2. Application of the three-pronged test of Stovall v. Denno, supra,

(a) the purpose to be served by the new standards, (b) the extent of the reliance by law enforcement authorities on the old standards, and (c) the effect on the administration of justice of a retroactive application of the new standards,

requires that O’Callahan be accorded prospective effect only. Pp. 678-685.

3. Respondent’s claim in No. 71-1398 that he was deprived of the right to trial in the vicinage, as guaranteed by Art. III, § 2, cl. 3, not raised before the military court, lacks merit. General court-martial jurisdiction, derived from Art. I, is not restricted territorially to a particular State or district; the vicinage requirement has primary relevance to trial by jury; and respondent has not demonstrated prejudice. Pp. 685-686.

MR. JUSTICE DOUGLAS concluded, in No. 71-6314, that the case should be reargued on the question whether the "jurisdiction" of the military tribunal, not having been initially contested, had become res judicata; and in No. 71-1398, that respondent committed a "service-connected" crime. Pp. 686-691.

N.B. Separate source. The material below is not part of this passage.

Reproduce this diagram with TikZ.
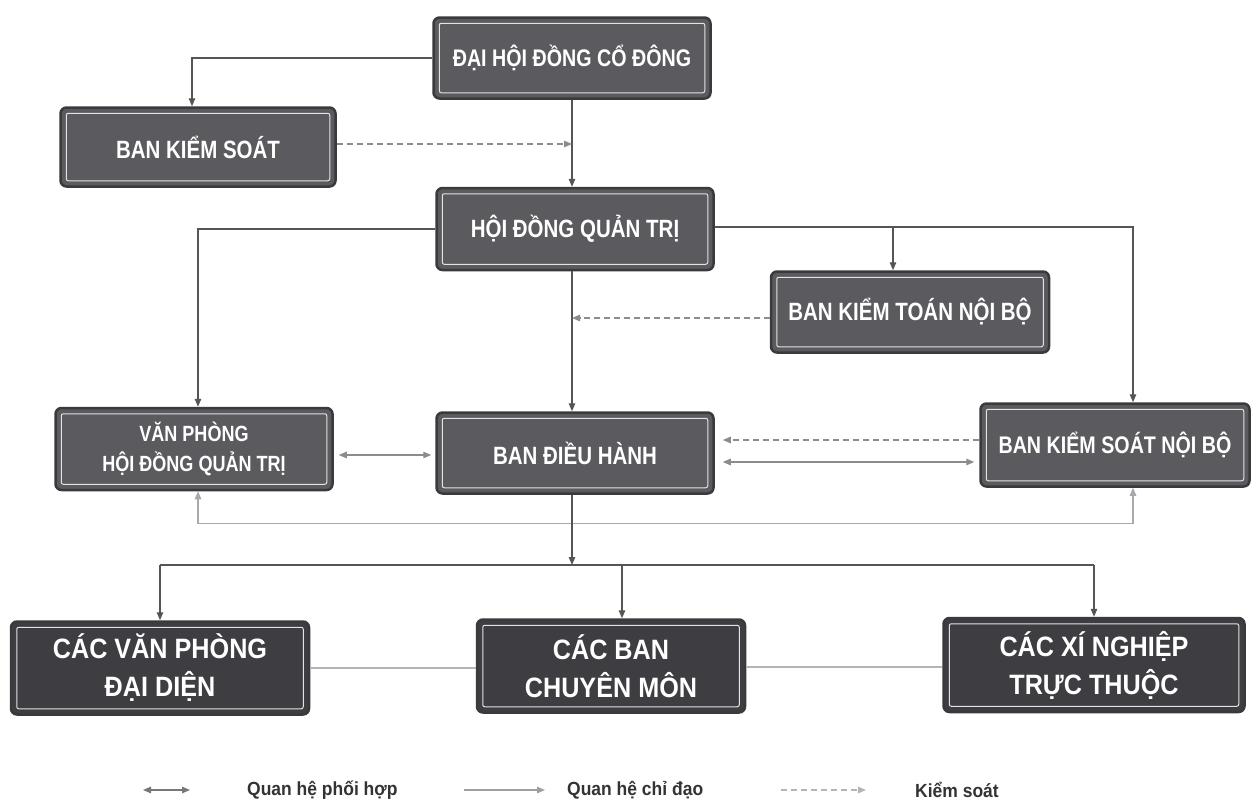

MR. JUSTICE REHNQUIST concluded, in No. 71-6314, that, although the prior Court decisions do not support the holding that O’Callahan should not be applied retroactively, O’Callahan was wrongly decided, and should be overruled, and, in No. 71-1398, that any crime committed by a serviceman during the time of declared war is "service-connected," and that he can be validly tried by court-martial for that offense. P. 692.

MR. JUSTICE STEWART concluded, in No. 71-1398, that respondent, a serviceman who deserted his post during a time of congressionally declared war and stole an automobile was guilty of a "service-connected" offense and was properly tried before a court-martial under O’Callahan. P. 693.

BLACKMUN, J., announced the Court’s judgments and delivered an opinion, in which BURGER, C.J., and WHITE and POWELL, JJ., joined. REHNQUIST, J., filed an opinion concurring the judgments, post, p. 692. DOUGLAS, J., filed an opinion concurring in the result in part in No. 71-6314, and concurring in the result in No. 71-1398, post, p. 686. STEWART, J., filed an opinion concurring in the result in No. 71-1398, in which DOUGLAS, J., joined, and dissenting in No. 71-6314, post, p. 693. MARSHALL, J., filed a dissenting opinion, in which BRENNAN, J., joined, and in which STEWART. J., joined as it applies to No. 71-6314, post, p. 693.